While the European Union is successfully preparing for a summit with Russia on May 10, some new EU members consider it good form to occasionally demonstrate their anti-Russian sentiments.
Poland particularly excels here. A country with a large population, no small economic potential and a rich culture, it could be a key partner in developing a united Europe. Instead Polish diplomats have recently concentrated on two fundamental ideas. One is total orientation toward the U.S. and the other, rabid Russophobia. Adam Michnik, a well-known Polish author and editor of a newspaper, Gazeta Wyborcza, admits: "Poland is the most pro-American country in the world. It is more pro-American than America itself." Warsaw's servile support for the American military invasion of Iraq prompted Jacques Chirac to publicly censure the "uneducated" young EU members from Eastern Europe "who missed a good chance to keep quiet."
Since then the conflict between Old Europe and the newly recruited members of the European Union seems to have only got worse. Recently, Warsaw demonstrably refused to purchase French-made Mirage fighters and opted to pay $3.5 billion for 48 American F-16s, the biggest military contract in post-communist times. It is hard to find a more convincing argument confirming suspicions that Poland, a young member of the European Union, considers the United States to be the guarantor of its security rather than its newly acquired European family.
But if Warsaw reaches across the Atlantic for military assistance, why is it seeking economic support on the continent, trying to draw on the European purse as much as possible?
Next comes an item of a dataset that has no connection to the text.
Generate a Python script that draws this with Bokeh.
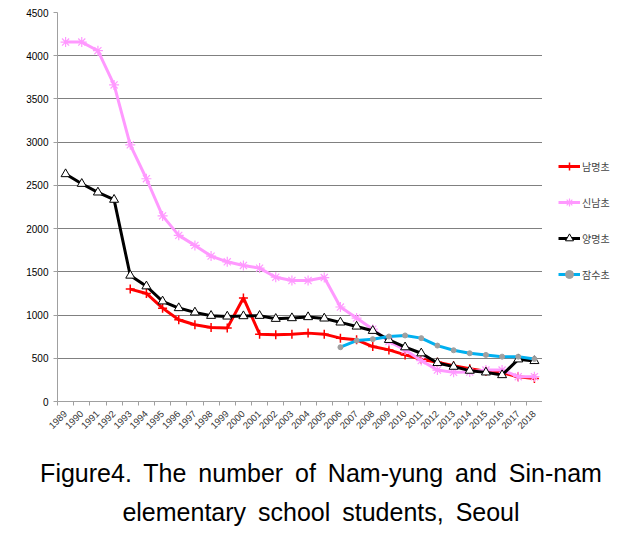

Brussels is beginning to wonder. German Foreign Minister Joschka Fischer recently went even further by publicly asking if Washington was not exploiting Warsaw to split and weaken the enlarged European Union. The standard label the Old European press uses to describe Poland is an "American Trojan horse," or, to quote one journalist, "a Trojan donkey."
At the same time, Poland has performed several Russophobic stunts. The Warsaw authorities, for example, have found nothing better to do with their time than to rename a city intersection Dzhokhar Dudayev Square in honor of the man whom Russia considers to have fathered Chechen terrorism.
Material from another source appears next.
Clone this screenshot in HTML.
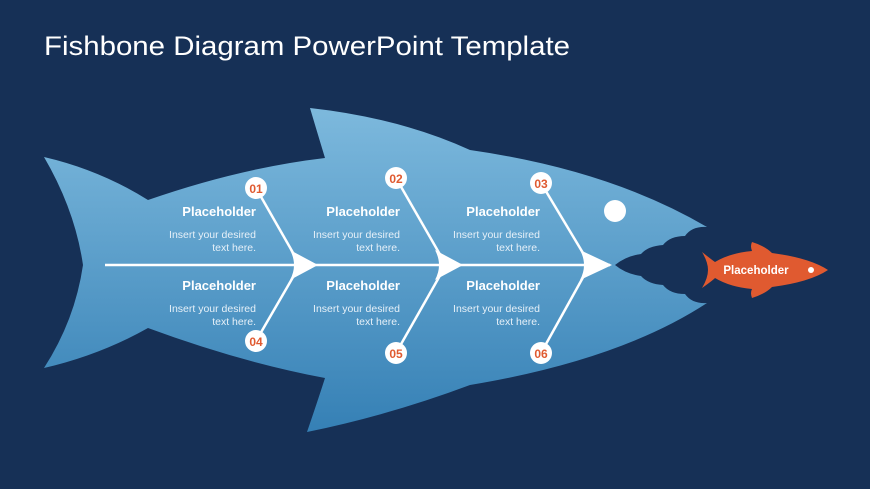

In its turn, the Polish Sejm adopted a resolution urging Russia to condemn the massacre of Polish servicemen at Katyn in 1940. This is a very strange demand, to say the least, considering that Moscow itself disclosed the truth about the Katyn crime in the early 1990s, and in so doing, naturally, condemned it. Jerzy Buzek, Poland's then premier, hoped at the time that the Katyn tragedy would "symbolize common memory, an obligation jointly to overcome a difficult period of history for the sake of a common future ... for the sake of friendly relations between our two countries." And now the Sejm is again saying to Moscow: go and repent once more!
Poland's behavior antagonizes Old Europe, making it suspect Warsaw of departing from the "European spirit" to curry favor with the U.S., while complicating positive elements in practical relations with Russia.
The newly admitted members of united Europe are moved by a desire to vent their frustration at Russia for the injustices suffered in Soviet times, even though the Russian people suffered the same injustices. The new EU recruits are nevertheless trying to bring the spirit of confrontation and intolerance toward Russia into Greater Europe.
Poland, in line with its "junior brother syndrome", is clinging to a Cold War stereotype: a united Europe was, is and will be a counterweight to Russia. Accordingly, admission of post-communist states to the EU amounts to "a refuge" for them against the potentially dangerous influence of Russia. In that way, Old Europe and new EU enlistees differ sharply in their understanding of Russia's significance and role on the continent. This contradiction harms Russia less than it does the new EU members themselves. They cannot find a niche in European-wide politics, and, as a result, try to bolster their positions with U.S. help.
They can gain little from this game. Despite its wholehearted support over Iraq, Poland received no contracts from the U.S. to restore that country, while Polish citizens crossing the American border are subjected as before to strict visa regulations. The country has not even been awarded for its betrayal of Europe's spirit and its ideas of good neighborly relations with Russia.